(Rows from a dataset)
================================

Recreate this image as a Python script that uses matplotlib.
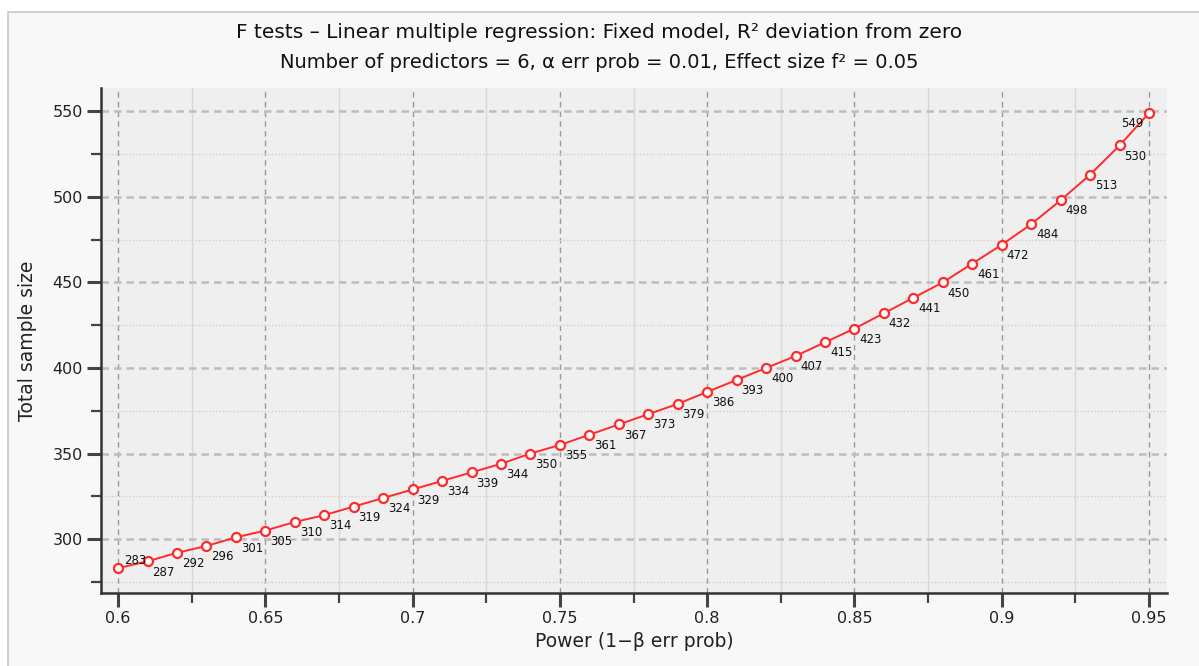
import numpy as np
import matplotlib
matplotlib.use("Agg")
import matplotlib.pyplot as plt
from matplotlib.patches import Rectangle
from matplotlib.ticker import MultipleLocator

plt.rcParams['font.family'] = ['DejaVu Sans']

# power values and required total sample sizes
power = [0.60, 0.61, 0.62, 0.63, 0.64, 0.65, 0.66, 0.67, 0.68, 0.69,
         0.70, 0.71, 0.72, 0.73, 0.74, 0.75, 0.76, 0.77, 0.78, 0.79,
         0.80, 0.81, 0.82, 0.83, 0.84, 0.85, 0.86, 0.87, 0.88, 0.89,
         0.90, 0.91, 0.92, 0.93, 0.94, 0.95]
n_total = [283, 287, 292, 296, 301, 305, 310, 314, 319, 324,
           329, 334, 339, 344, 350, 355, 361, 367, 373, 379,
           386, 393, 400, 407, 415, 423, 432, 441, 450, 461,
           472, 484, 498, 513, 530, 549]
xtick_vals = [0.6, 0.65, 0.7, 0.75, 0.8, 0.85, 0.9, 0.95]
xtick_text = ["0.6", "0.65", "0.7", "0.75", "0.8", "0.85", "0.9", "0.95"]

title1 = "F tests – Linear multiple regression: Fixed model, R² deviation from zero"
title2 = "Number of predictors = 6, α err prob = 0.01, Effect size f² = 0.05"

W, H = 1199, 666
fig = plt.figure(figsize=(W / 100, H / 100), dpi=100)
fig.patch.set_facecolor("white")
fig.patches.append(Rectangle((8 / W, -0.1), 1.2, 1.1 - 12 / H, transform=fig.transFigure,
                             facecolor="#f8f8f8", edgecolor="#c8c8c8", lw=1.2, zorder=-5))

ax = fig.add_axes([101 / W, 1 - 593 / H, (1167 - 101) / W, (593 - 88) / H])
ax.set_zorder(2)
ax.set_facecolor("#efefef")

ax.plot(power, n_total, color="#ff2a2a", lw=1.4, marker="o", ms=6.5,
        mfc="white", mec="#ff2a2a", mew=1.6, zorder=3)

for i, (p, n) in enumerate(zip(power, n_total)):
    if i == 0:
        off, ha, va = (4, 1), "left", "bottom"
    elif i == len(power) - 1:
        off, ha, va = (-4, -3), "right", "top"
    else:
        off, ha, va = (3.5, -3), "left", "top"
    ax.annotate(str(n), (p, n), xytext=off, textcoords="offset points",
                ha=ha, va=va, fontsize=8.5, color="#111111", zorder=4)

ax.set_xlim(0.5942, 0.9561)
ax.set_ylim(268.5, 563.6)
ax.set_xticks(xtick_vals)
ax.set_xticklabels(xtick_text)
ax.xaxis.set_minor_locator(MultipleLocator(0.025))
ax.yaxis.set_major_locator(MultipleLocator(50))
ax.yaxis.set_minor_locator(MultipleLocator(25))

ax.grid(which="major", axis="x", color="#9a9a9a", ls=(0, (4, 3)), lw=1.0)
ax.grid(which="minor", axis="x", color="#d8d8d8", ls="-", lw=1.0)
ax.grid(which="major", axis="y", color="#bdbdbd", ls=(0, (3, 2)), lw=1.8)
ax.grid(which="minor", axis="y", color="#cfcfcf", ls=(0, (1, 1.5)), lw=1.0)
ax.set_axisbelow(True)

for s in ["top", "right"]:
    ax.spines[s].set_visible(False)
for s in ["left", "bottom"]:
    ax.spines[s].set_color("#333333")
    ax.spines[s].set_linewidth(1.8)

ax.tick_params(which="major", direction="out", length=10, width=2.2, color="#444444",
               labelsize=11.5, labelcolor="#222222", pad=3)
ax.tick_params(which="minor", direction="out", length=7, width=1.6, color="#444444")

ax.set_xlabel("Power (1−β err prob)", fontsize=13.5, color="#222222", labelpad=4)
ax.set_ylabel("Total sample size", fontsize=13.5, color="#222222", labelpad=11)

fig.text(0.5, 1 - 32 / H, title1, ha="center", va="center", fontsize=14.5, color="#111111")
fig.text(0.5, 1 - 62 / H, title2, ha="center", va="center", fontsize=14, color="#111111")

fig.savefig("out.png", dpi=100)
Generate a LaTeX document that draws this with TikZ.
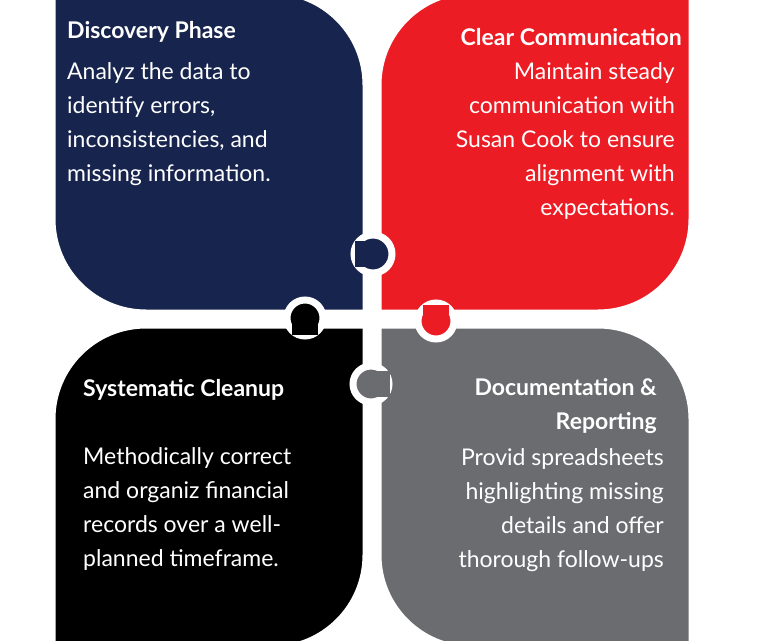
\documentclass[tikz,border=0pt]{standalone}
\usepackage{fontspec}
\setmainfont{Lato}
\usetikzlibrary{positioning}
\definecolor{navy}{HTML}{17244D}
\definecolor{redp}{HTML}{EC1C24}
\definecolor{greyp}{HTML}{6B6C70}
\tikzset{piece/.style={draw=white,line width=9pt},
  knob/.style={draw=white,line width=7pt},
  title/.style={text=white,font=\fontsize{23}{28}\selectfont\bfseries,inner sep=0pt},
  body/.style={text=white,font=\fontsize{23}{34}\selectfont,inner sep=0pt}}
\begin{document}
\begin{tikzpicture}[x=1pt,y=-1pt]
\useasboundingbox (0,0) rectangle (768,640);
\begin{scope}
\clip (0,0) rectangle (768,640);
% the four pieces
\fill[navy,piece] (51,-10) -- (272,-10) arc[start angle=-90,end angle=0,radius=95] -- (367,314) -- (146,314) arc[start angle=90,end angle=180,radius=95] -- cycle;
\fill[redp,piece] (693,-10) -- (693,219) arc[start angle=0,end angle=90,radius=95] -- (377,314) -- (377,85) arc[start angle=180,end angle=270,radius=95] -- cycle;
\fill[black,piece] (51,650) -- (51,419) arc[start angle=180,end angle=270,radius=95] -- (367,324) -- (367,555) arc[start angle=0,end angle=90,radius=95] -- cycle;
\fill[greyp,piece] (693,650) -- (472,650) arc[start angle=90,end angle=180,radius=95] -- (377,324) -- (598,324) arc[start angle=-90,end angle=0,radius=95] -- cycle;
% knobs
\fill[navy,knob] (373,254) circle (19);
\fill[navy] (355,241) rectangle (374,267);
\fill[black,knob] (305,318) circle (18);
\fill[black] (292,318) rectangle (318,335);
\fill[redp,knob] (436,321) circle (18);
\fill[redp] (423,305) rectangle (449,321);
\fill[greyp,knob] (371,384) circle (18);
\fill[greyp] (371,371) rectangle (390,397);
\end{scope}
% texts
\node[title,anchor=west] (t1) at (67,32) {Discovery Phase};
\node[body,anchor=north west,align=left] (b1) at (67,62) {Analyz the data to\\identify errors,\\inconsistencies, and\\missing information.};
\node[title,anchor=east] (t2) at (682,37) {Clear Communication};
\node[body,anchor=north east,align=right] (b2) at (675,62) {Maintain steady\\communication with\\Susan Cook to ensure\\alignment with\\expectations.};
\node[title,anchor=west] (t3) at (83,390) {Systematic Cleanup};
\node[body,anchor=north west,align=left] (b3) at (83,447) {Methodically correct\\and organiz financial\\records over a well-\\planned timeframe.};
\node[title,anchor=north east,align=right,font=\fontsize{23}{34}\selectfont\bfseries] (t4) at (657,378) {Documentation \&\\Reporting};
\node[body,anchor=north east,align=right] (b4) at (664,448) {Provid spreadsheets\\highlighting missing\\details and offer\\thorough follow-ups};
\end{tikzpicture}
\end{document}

================================

**WHAT TO PRODUCE**:
Skip the pictures and restate exactly the lines from the beginning of the listing to the line with "plt.rcParams['font.family'] = ['DejaVu Sans']", that line included.

**EXERCISE SOLUTION**:
Recreate this image as a Python script that uses matplotlib.
import numpy as np
import matplotlib
matplotlib.use("Agg")
import matplotlib.pyplot as plt
from matplotlib.patches import Rectangle
from matplotlib.ticker import MultipleLocator

plt.rcParams['font.family'] = ['DejaVu Sans']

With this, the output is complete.